HUGUES DE BEAUZATOUR. - Pourpoint collant et chausses mais exagérément surchargés de broderies d'or et d'argent, perles, paillettes, etc. Colliers et bracelets d'or. Ruban doré dans les cheveux. Chaussures à la poulaine à bout très long et recourbé. Cheveux bouclés. La robe qu'il offre à Yolande est en velours ou en satin.

LE PAGE. - Costume classique de page. Pourpoint bleu vif, chausses rouges.

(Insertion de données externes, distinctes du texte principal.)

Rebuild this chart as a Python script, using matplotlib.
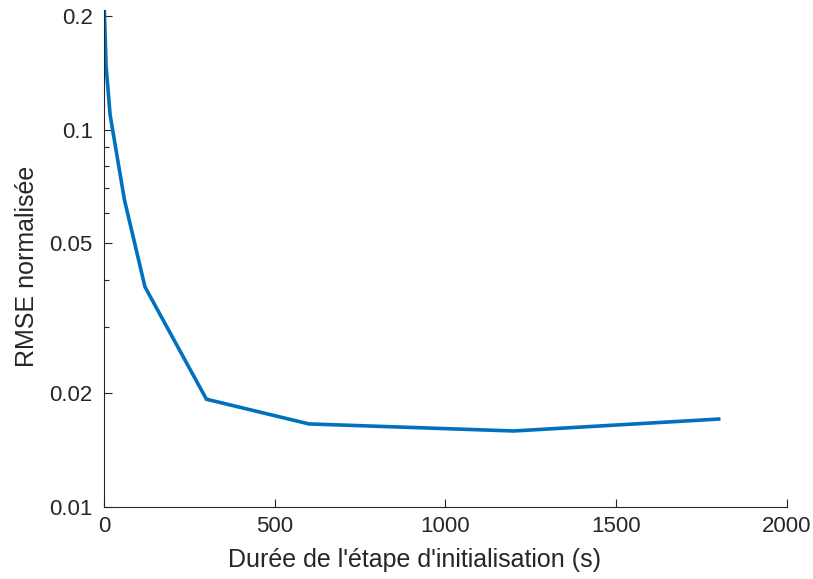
import matplotlib
matplotlib.use("Agg")
import matplotlib.pyplot as plt
from matplotlib.ticker import FixedLocator, NullFormatter

plt.rcParams['font.family'] = ['Liberation Sans', 'DejaVu Sans']

durations = [1, 6, 18, 60, 120, 300, 600, 1200, 1800]
rmse = [0.2075, 0.148, 0.1093, 0.0651, 0.0383, 0.0193, 0.0166, 0.0159, 0.0171]

xticks = [0, 500, 1000, 1500, 2000]
yticks = [0.01, 0.02, 0.05, 0.1, 0.2]
ytick_labels = ['0.01', '0.02', '0.05', '0.1', '0.2']
yminor = [0.03, 0.04, 0.06, 0.07, 0.08, 0.09]

fig = plt.figure(figsize=(8.13, 5.79), dpi=100)
ax = fig.add_axes([0.1279, 0.1244, 0.968 - 0.1279, 0.9827 - 0.1244])

ax.plot(durations, rmse, color='#0072BD', linewidth=2.6, solid_joinstyle='miter')
ax.set_yscale('log')
ax.set_xlim(0, 2000)
ax.set_ylim(0.01, rmse[0])

ax.set_xticks(xticks)
ax.set_xticklabels([str(v) for v in xticks])
ax.yaxis.set_major_locator(FixedLocator(yticks))
ax.set_yticklabels(ytick_labels)
ax.yaxis.set_minor_locator(FixedLocator(yminor))
ax.yaxis.set_minor_formatter(NullFormatter())
ax.xaxis.set_minor_locator(FixedLocator([]))

dark = '#262626'
for s in ['top', 'right']:
    ax.spines[s].set_visible(False)
for s in ['left', 'bottom']:
    ax.spines[s].set_color(dark)
    ax.spines[s].set_linewidth(0.8)

ax.tick_params(axis='x', which='major', direction='in', length=6, width=0.8,
               colors=dark, labelsize=16, pad=6.5)
ax.tick_params(axis='y', which='major', direction='in', length=6, width=0.8,
               colors=dark, labelsize=16, pad=8)
ax.tick_params(axis='y', which='minor', direction='in', length=3.5, width=0.8, colors=dark)

ax.set_xlabel("Durée de l'étape d'initialisation (s)", fontsize=18, color=dark)
ax.set_ylabel("RMSE normalisée", fontsize=18, color=dark)
ax.xaxis.set_label_coords(0.455, -0.083)
ax.yaxis.set_label_coords(-0.095, 0.484)

fig.savefig('out.png', dpi=100)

La viole sera découpée dans deux épaisseurs de carton ou de contre-plaqué la partie du dessus étant ensuite ajourée. Le fond et le dessus seront réunis par une bande de carton d'une dizaine de centimètres que l'on collera tout autour. Les cordes sont des fils de cuivre. L'archet est également en contre-plaqué avec des fils de cuivre. Le son de la viole sera imité par un violon jouant dans la coulisse (ou à défaut par une mandoline où une guitare).

 
la légende des lys rouges, pièce de théâtre pour enfants, Marthe Bianchini
 
Les lys rouges sont en papier crépon d'un beau rouge vermillon, six pétales recourbés montés sur fil de fer. Pistil jaune d'or.

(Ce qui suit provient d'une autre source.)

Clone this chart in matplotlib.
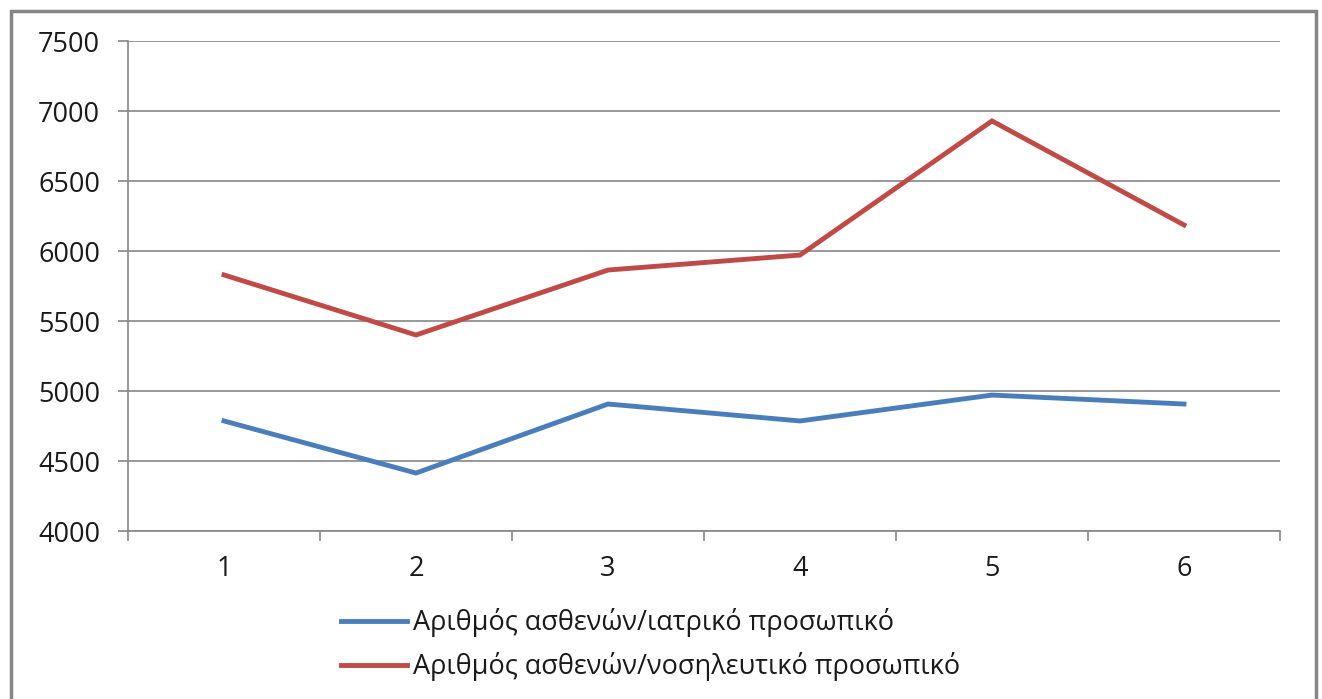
import matplotlib
matplotlib.use("Agg")
import matplotlib.pyplot as plt
from matplotlib.patches import Rectangle

plt.rcParams['font.family'] = ['Open Sans', 'DejaVu Sans']

periods = [1, 2, 3, 4, 5, 6]
medical_ratio = [4786, 4414, 4907, 4786, 4971, 4907]
nursing_ratio = [5829, 5400, 5864, 5971, 6929, 6186]
series_labels = ['Αριθμός ασθενών/ιατρικό προσωπικό',
                 'Αριθμός ασθενών/νοσηλευτικό προσωπικό']
y_ticks = [4000, 4500, 5000, 5500, 6000, 6500, 7000, 7500]

W, H = 1322, 699
fig = plt.figure(figsize=(W / 100, H / 100), dpi=100)
fig.patch.set_facecolor('white')

ax = fig.add_axes([128 / W, (H - 531) / H, (1280 - 128) / W, (531 - 41) / H])

grey = '#868686'
text_col = '#1a1a1a'
fs = 19.5

ax.plot(periods, medical_ratio, color='#4A7EBB', lw=3.5, solid_joinstyle='miter',
        label=series_labels[0], zorder=3)
ax.plot(periods, nursing_ratio, color='#BE4B48', lw=3.5, solid_joinstyle='miter',
        label=series_labels[1], zorder=3)

ax.set_xlim(0.5, 6.5)
ax.set_ylim(4000, 7500)
ax.set_yticks(y_ticks)
ax.set_yticklabels([str(v) for v in y_ticks])
ax.set_xticks(periods)
ax.set_xticklabels([str(p) for p in periods])
ax.set_xticks([p + 0.5 for p in [0] + periods], minor=True)

ax.grid(axis='y', color=grey, lw=1.2, zorder=1)
ax.set_axisbelow(True)
for side in ['top', 'right']:
    ax.spines[side].set_visible(False)
for side in ['left', 'bottom']:
    ax.spines[side].set_color(grey)
    ax.spines[side].set_linewidth(1.2)

ax.tick_params(axis='y', which='major', length=7, width=1.2, color=grey,
               labelsize=fs, pad=13, labelcolor=text_col)
ax.tick_params(axis='x', which='major', length=0, labelsize=fs, pad=17,
               labelcolor=text_col)
ax.tick_params(axis='x', which='minor', length=7, width=1.2, color=grey)

fig.legend(loc='upper left', bbox_to_anchor=(341 / W, 1 - 608 / H),
           frameon=False, fontsize=fs, handlelength=2.45, handletextpad=0.2,
           labelspacing=0.57, borderaxespad=0, borderpad=0,
           labelcolor=text_col)

fig.patches.append(Rectangle((11 / W, -0.05), (1316 - 11) / W, 1.05 - 11 / H,
                             transform=fig.transFigure, fill=False,
                             edgecolor=grey, lw=2.5, zorder=10))

fig.savefig('out.png', dpi=100, facecolor='white')
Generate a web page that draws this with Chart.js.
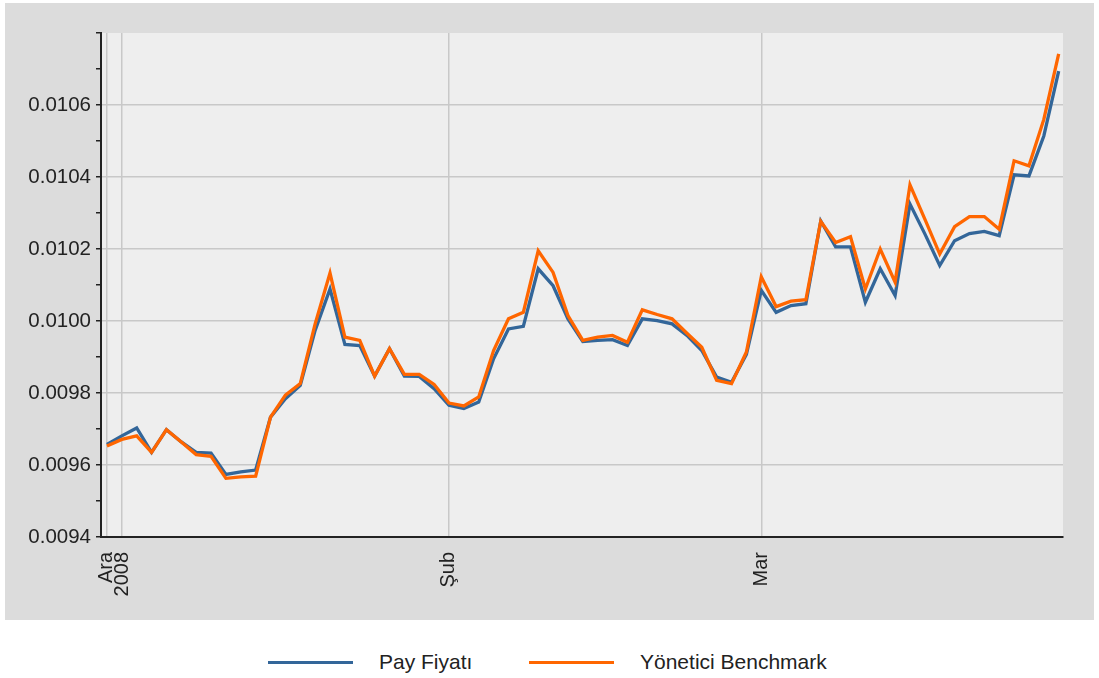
<!DOCTYPE html>
<html lang="tr">
<head>
    <meta charset="UTF-8">
    <title>Pay Fiyatı / Yönetici Benchmark</title>
    <script src="https://cdn.jsdelivr.net/npm/chart.js@4.4.0/dist/chart.umd.min.js"></script>
    <style>
        body {
            margin: 0;
            background: #ffffff;
            font-family: 'Liberation Sans', Arial, sans-serif;
        }
        .chart-box {
            position: absolute;
            left: 5px;
            top: 3px;
            width: 1089px;
            height: 617px;
            background: #dcdcdc;
        }
        .legend-item {
            position: absolute;
            top: 650px;
            height: 24px;
            display: flex;
            align-items: center;
            font-size: 21px;
            color: #222;
        }
        .legend-line {
            display: inline-block;
            width: 85px;
            height: 3px;
            margin-right: 26px;
        }
    </style>
</head>
<body>
    <div class="chart-box">
        <canvas id="chart"></canvas>
    </div>
    <div id="legend"></div>

    <script>
        // trading-day index 0..64 (Ara 2008 -> Mar 2009)
        const payFiyati = [
            0.009657, 0.009681, 0.009703, 0.009635, 0.009698, 0.009664, 0.009635, 0.009633,
            0.009574, 0.009581, 0.009586, 0.009733, 0.009784, 0.009821, 0.009974, 0.010089,
            0.009935, 0.009932, 0.009847, 0.009923, 0.009847, 0.009846, 0.009812, 0.009766,
            0.009757, 0.009775, 0.009895, 0.009978, 0.009985, 0.010145, 0.010098, 0.010006,
            0.009943, 0.009946, 0.009948, 0.009932, 0.010006, 0.010001, 0.009992, 0.009960,
            0.009918, 0.009844, 0.009830, 0.009907, 0.010085, 0.010024, 0.010043, 0.010048,
            0.010278, 0.010206, 0.010206, 0.010052, 0.010145, 0.010071, 0.010325, 0.010242,
            0.010154, 0.010223, 0.010243, 0.010249, 0.010237, 0.010406, 0.010403, 0.010514,
            0.010694
        ];
        const benchmark = [
            0.009653, 0.009671, 0.009681, 0.009635, 0.009698, 0.009664, 0.009629, 0.009624,
            0.009563, 0.009567, 0.009569, 0.009733, 0.009794, 0.009826, 0.009992, 0.010133,
            0.009955, 0.009946, 0.009847, 0.009923, 0.009852, 0.009852, 0.009824, 0.009772,
            0.009764, 0.009789, 0.009918, 0.010006, 0.010024, 0.010195, 0.010135, 0.010015,
            0.009946, 0.009955, 0.009960, 0.009941, 0.010031, 0.010018, 0.010006, 0.009966,
            0.009927, 0.009835, 0.009826, 0.009914, 0.010123, 0.010040, 0.010055, 0.010059,
            0.010277, 0.010218, 0.010234, 0.010089, 0.010200, 0.010108, 0.010378, 0.010283,
            0.010186, 0.010262, 0.010290, 0.010290, 0.010255, 0.010445, 0.010431, 0.010560,
            0.010742
        ];
        const xTickPositions = [0, 1, 23, 44];
        const xTickLabels = [['Ara', '2008'], '', 'Şub', 'Mar'];
        const seriesNames = ['Pay Fiyatı', 'Yönetici Benchmark'];
        const seriesColors = ['#336699', '#ff6600'];

        const toPoints = arr => arr.map((v, i) => ({ x: i, y: v }));

        // grey plot background
        const plotBackground = {
            id: 'plotBackground',
            beforeDraw(chart) {
                const a = chart.chartArea;
                const ctx = chart.ctx;
                ctx.save();
                ctx.fillStyle = '#eeeeee';
                ctx.fillRect(a.left, a.top, a.right - a.left, a.bottom - a.top);
                ctx.restore();
            }
        };

        const fontFamily = "'Liberation Sans', Arial, sans-serif";

        new Chart(document.getElementById('chart'), {
            type: 'line',
            data: {
                datasets: [
                    {
                        label: seriesNames[0],
                        data: toPoints(payFiyati),
                        borderColor: seriesColors[0],
                        backgroundColor: seriesColors[0],
                        borderWidth: 3.3,
                        pointRadius: 0,
                        tension: 0,
                        order: 2
                    },
                    {
                        label: seriesNames[1],
                        data: toPoints(benchmark),
                        borderColor: seriesColors[1],
                        backgroundColor: seriesColors[1],
                        borderWidth: 3.3,
                        pointRadius: 0,
                        tension: 0,
                        order: 1
                    }
                ]
            },
            options: {
                responsive: true,
                maintainAspectRatio: false,
                animation: false,
                layout: { padding: { top: 30, right: 31, bottom: 0, left: 0 } },
                plugins: {
                    legend: { display: false },
                    tooltip: { enabled: false }
                },
                scales: {
                    x: {
                        type: 'linear',
                        min: -0.4,
                        max: 64.29,
                        afterBuildTicks: scale => {
                            scale.ticks = xTickPositions.map(v => ({ value: v }));
                        },
                        afterFit: scale => { scale.height = 83; },
                        ticks: {
                            autoSkip: false,
                            minRotation: 90,
                            maxRotation: 90,
                            padding: 15,
                            color: '#222',
                            font: { family: fontFamily, size: 20, lineHeight: '16px' },
                            callback: (value) => {
                                const k = xTickPositions.indexOf(value);
                                return k >= 0 ? xTickLabels[k] : '';
                            }
                        },
                        grid: {
                            color: '#c8c8c8',
                            lineWidth: 1.5,
                            drawTicks: false
                        },
                        border: { color: '#222', width: 2 }
                    },
                    y: {
                        min: 0.0094,
                        max: 0.0108,
                        afterFit: scale => { scale.width = 96; },
                        ticks: {
                            stepSize: 0.0001,
                            autoSkip: false,
                            padding: 5,
                            color: '#222',
                            font: { family: fontFamily, size: 20.5 },
                            callback: (value) => {
                                const n = Math.round(value * 10000);
                                if (n % 2 !== 0 || n >= 108) return '';
                                return (n / 10000).toFixed(4);
                            }
                        },
                        grid: {
                            color: ctx => {
                                const n = Math.round(ctx.tick.value * 10000);
                                return (n % 2 === 0 && n < 108) ? '#c8c8c8' : 'rgba(0,0,0,0)';
                            },
                            lineWidth: 1.5,
                            tickColor: '#222',
                            tickLength: 5,
                            tickWidth: 1.5
                        },
                        border: { color: '#222', width: 2 }
                    }
                }
            },
            plugins: [plotBackground]
        });

        // legend under the chart
        const legendLefts = [268, 529];
        const legend = document.getElementById('legend');
        seriesNames.forEach((name, i) => {
            const item = document.createElement('div');
            item.className = 'legend-item';
            item.style.left = legendLefts[i] + 'px';
            const line = document.createElement('span');
            line.className = 'legend-line';
            line.style.background = seriesColors[i];
            const text = document.createElement('span');
            text.textContent = name;
            item.appendChild(line);
            item.appendChild(text);
            legend.appendChild(item);
        });
    </script>
</body>
</html>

DÉCOR. - La cheminée, la fenêtre et la panoplie d'armes seront peintes sur la toile de fond. À défaut de meubles anciens, une table et un fauteuil ordinaires seront convertis en meubles moyennâgeux à l'aide de panneaux découpés dans du carton ou du contre-plaqué et ornés de dessins gothiques (armoiries, ogives, etc.). Le décor du deuxième acte est peint sur la toile du fond. Deux petits sapins en contre-plaqué, l'un à droite, l'autre à gauche et quelques gros cailloux placés sur la scène indiquent que l'on se trouve sur un sentier de montagne. Si on a déjà un décor d'extérieur, on peut l'utiliser tout de même. Yolande regardera au loin dans la coulisse pour dire la phrase « Regarde comme le château paraît petit, vu d'ici ».  Marthe BIANCHINI.


TOUS DROITS RÉSERVÉS. — Toute représentation, même gratuite, de cette pièce, doit faire l'objet d'une autorisation préalable, de la SOCIÉTÉ DES AUTEURS DRAMATIQUES, 11, rue Ballu, Paris (9e).